= Sugar Shuffle =

1975 song performed by Lynsey de Paul

"Sugar Shuffle" is a song written by Lynsey de Paul and Barry Blue. It first appeared as the lead-in track on de Paul's album Love Bomb as an ethereal, chilled and dreamy song about nightlife and dating. AllMusic rated "Sugar Shuffle" as one of de Paul's song highlights. Musician and music critic Bob Stanley wrote in The Guardian, "Sugar Shuffle is an especially gorgeous, woozy mid-70s confection, fit to sit at the table with Liverpool Express's You Are My Love".

Although never released as a single in de Paul's UK home market, it was released in edited form as a single in the US, where it was play-listed by radio stations such as KBBC-Phenix and in Japan, where it was backed by the song "Dreams". In the US, de Paul version received positive reviews in Record World ("This English chart vet has racked up an admirable string of hits back home, but
her soft sound should appeal to many
tastes here as well.") and Cashbox. Most recently it was played on Flaneur Radio: MacArthur Park and France's Radio Nova, played by Bill Brewster.

An updated cover version of the song was released on the 1984 album Cryptograph by the Japanese artist Asami Kobayashi (小林麻美). This version had lyrics by Kobayshi and Yumi Matsutoya. It received the "Best Album" award at the 26th Annual Japan Record Awards (Nihon Record Taisho) and reached the top 10 in the Japanese album chart in 1984. The album was ranked #40 in the 1984 Japanese year end chart. The song was also included on Kobayashi's "Best Collection" album, released in 1986.

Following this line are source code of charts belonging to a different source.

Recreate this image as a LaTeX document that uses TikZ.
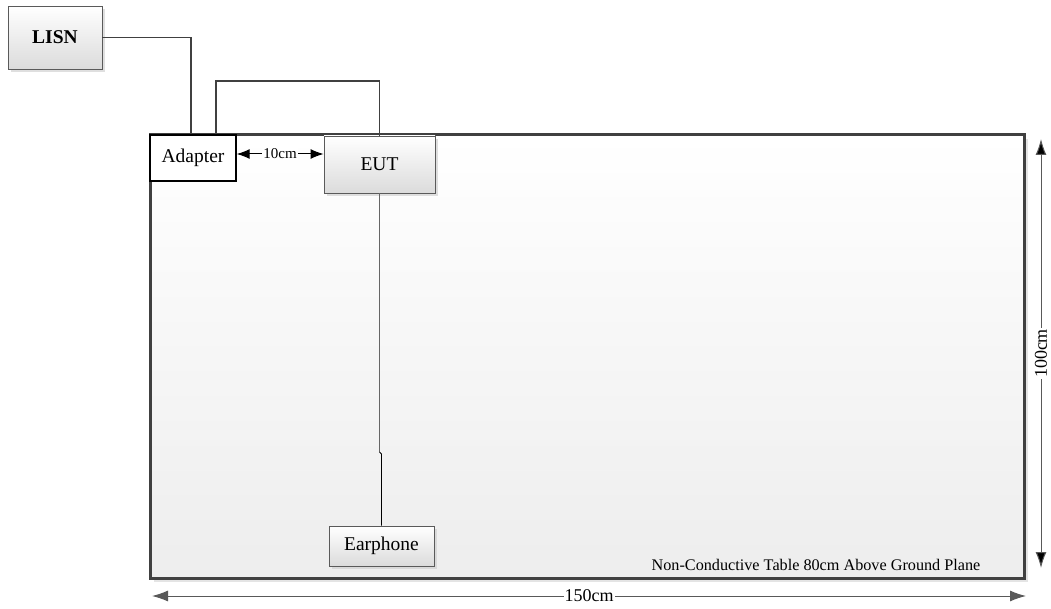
\documentclass[tikz,border=0pt]{standalone}
\usepackage{fontspec}
\setmainfont{Liberation Serif}
\usetikzlibrary{arrows.meta,shadows}
\definecolor{linegray}{HTML}{404040}
\definecolor{boxborder}{HTML}{5A5A5A}
\tikzset{
  graybox/.style={draw=boxborder, line width=0.9pt, shading=axis, top color=white, bottom color=black!14,
    drop shadow={shadow xshift=3pt, shadow yshift=-3pt, fill=black!18, opacity=0.7},
    inner sep=0pt, font=\fontsize{19.5}{22}\selectfont},
  whitebox/.style={draw=black, line width=1.4pt, fill=white, inner sep=0pt, font=\fontsize{19.5}{22}\selectfont},
  tablebox/.style={draw=linegray, line width=3pt, shading=axis, top color=white, bottom color=black!7,
    drop shadow={shadow xshift=4pt, shadow yshift=-4pt, fill=black!15, opacity=0.7}, inner sep=0pt},
  wire/.style={draw=linegray, line width=1.4pt},
  thinwire/.style={draw=black, line width=0.8pt},
  dimline/.style={draw=black!65, line width=1pt, {Latex[length=16pt,width=11pt]}-{Latex[length=16pt,width=11pt]}},
  dimlabel/.style={fill=white, inner sep=1pt, font=\fontsize{18}{20}\selectfont},
}
\begin{document}
\begin{tikzpicture}[x=1pt,y=-1pt]
\useasboundingbox (0,0) rectangle (1051,609);
% table
\node[tablebox, minimum width=874pt, minimum height=443pt] (table) at (587,356.5) {};
\node[font=\fontsize{16.2}{18}\selectfont, inner sep=0pt] (tablelabel) at (816,565) {Non-Conductive Table 80cm Above Ground Plane};
% boxes
\node[graybox, minimum width=94pt, minimum height=63pt, font=\fontsize{19.5}{22}\selectfont\bfseries] (lisn) at (55,37.5) {LISN};
\node[whitebox, minimum width=86pt, minimum height=46pt] (adapter) at (193,158) {Adapter};
\node[graybox, minimum width=111pt, minimum height=57pt] (eut) at (379.5,164.5) {EUT};
\node[graybox, minimum width=105pt, minimum height=40pt] (earphone) at (381.5,546) {Earphone};
% connectors
\draw[wire] (lisn.east) -| ([xshift=-2pt]adapter.north);
\coordinate (looptop) at (0,81);
\draw[wire] ([xshift=23pt]adapter.north) |- (looptop -| eut.north) -- (eut.north);
\coordinate (kinka) at (379.5,452);
\coordinate (kinkb) at (381.5,454);
\draw[draw=black!60, line width=1.4pt] (eut.south) -- (kinka);
\draw[thinwire] (kinka) -- (kinkb) -- (earphone.north);
% 10cm
\draw[draw=black, line width=1pt, {Latex[length=13pt,width=10pt]}-{Latex[length=13pt,width=10pt]}] (adapter.east |- 0,154) -- node[fill=white, inner sep=1pt, font=\fontsize{15}{17}\selectfont] (tencm) {10cm} (eut.west |- 0,154);
% dimensions
\coordinate (dimleft) at (152,596);
\coordinate (dimright) at (1026,596);
\draw[dimline] (dimleft) -- node[dimlabel] (w150) {150cm} (dimright);
\coordinate (dimtop) at (1041,139);
\coordinate (dimbot) at (1041,568);
\draw[draw=black!65, line width=1pt, {Latex[length=16pt,width=11pt,fill=black]}-{Latex[length=16pt,width=11pt,fill=black]}] (dimtop) -- node[dimlabel, rotate=90] (h100) {100cm} (dimbot);
\end{tikzpicture}
\end{document}
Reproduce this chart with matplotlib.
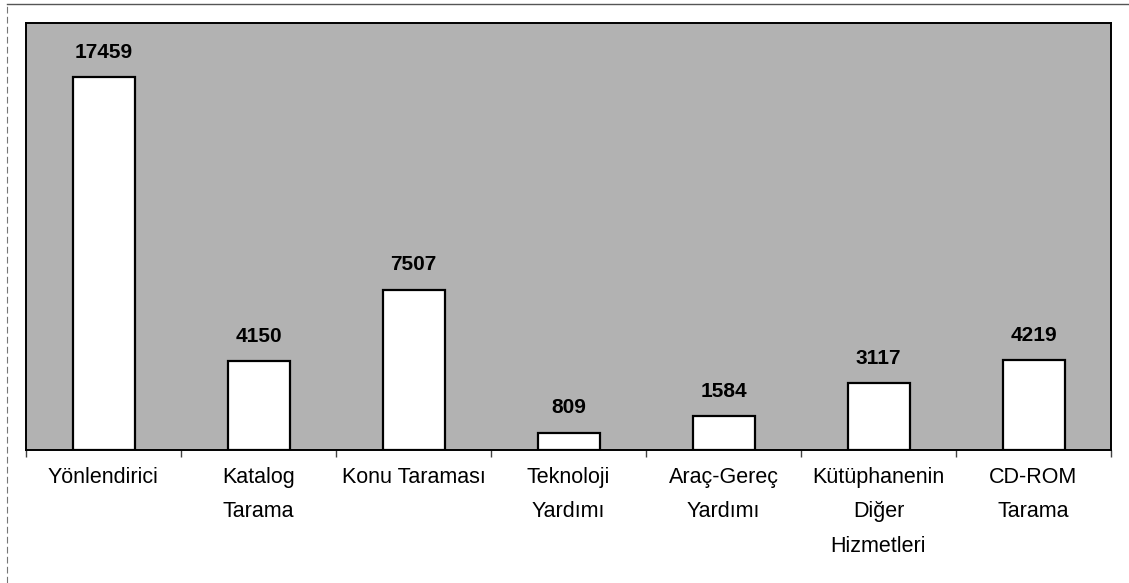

The song was released on CD in the US as a track on the Renaissance Records release of Love Bomb in 2010. A remastered version of the de Paul version of the song was finally released on CD on her 2013 compilation CD Into My Music. The song is also a track on the 2020 album, Bob Stanley presents 76 in the Shade, with Martin Ruddock highlighting it as one of the standout tracks, writing in his review of the album "The poolside cool of Lynsey De Paul’s sedate Sugar Shuffle". The album entered the Dutch compilations chart at No. 23 and reached No. 78 on the UK Official Compilations Chart in September 2020.